Que devons-nous vivre en Eglise ?  « N’ayez pas peur petit troupeau, j’ai vaincu le monde (Jean 16,33)  « je suis toujours avec vous » Mt 28,20. Comment  se manifeste cette présence du Seigneur et notre fidélité à travers ce que nous pouvons vivre en Eglise ?

Les lieux de culte sont ouverts. Nous pouvons y aller. Nous pouvons y prier. Nous pouvons adorer le Seigneur. Le Christ « est toujours avec nous ». Nous pouvons prier en silence à plusieurs. Nous pouvons prier le chapelet. Nous pouvons nous donner rendez-vous à quelques-uns… dans notre heure de sortie. Le presbytère est ouvert. Vos prêtres sont là.

Les prêtres assurent la prière de l’eucharistie. A l’église ou dans une chapelle en absence de paroissiens  (à 18h30 en semaine, aux heures habituelles  (18h00, 11h00) le week-end. Ou chez eux pour certains.  Ils offrent dans leur cœur, dans la peine du silence  l’offrande du Christ pour le Salut du monde. Ils portent les intentions particulières qui leur sont confiées…. Des époques et des pays entiers ont vécu l’interdit des prêtres de célébrer en public.

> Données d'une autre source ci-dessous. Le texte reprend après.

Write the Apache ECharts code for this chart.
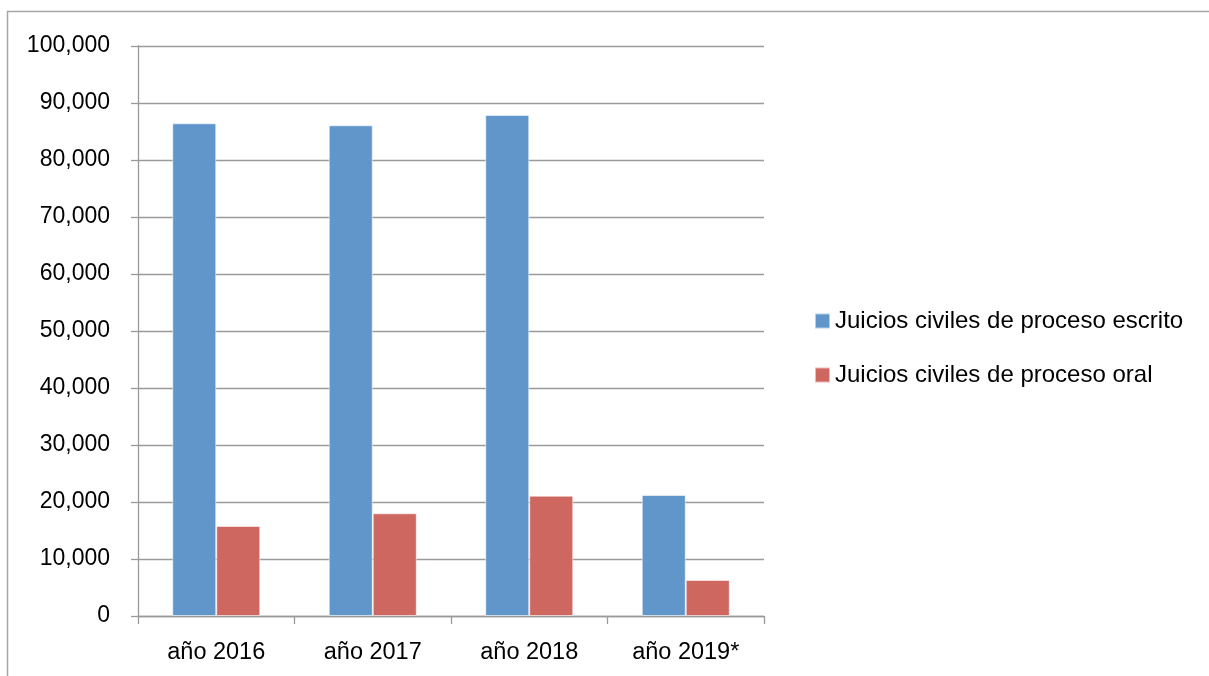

Nous pouvons tous prier chez nous. Veiller. Nous avons des revues : « prier », « magnificat », etc… Lisons les en silence ou à haute voix. Entrer dans la prière du jour. Lire savoureusement un passage de la Bible. Entrer dans la prière de l’Eglise le bréviaire. Prier en famille : raconter ce qu’on a fait, vu, aimé. C’est la relecture… chanter un chant. Proclamer une prière. Porter une intention.

Nous pouvons offrir l’absence, le manque. C’est le sacrifice spirituel. C’est peut être le plus important : Demeurez en moi…. Constamment. Sans cesse. A chaque instant…Dans la moindre respiration.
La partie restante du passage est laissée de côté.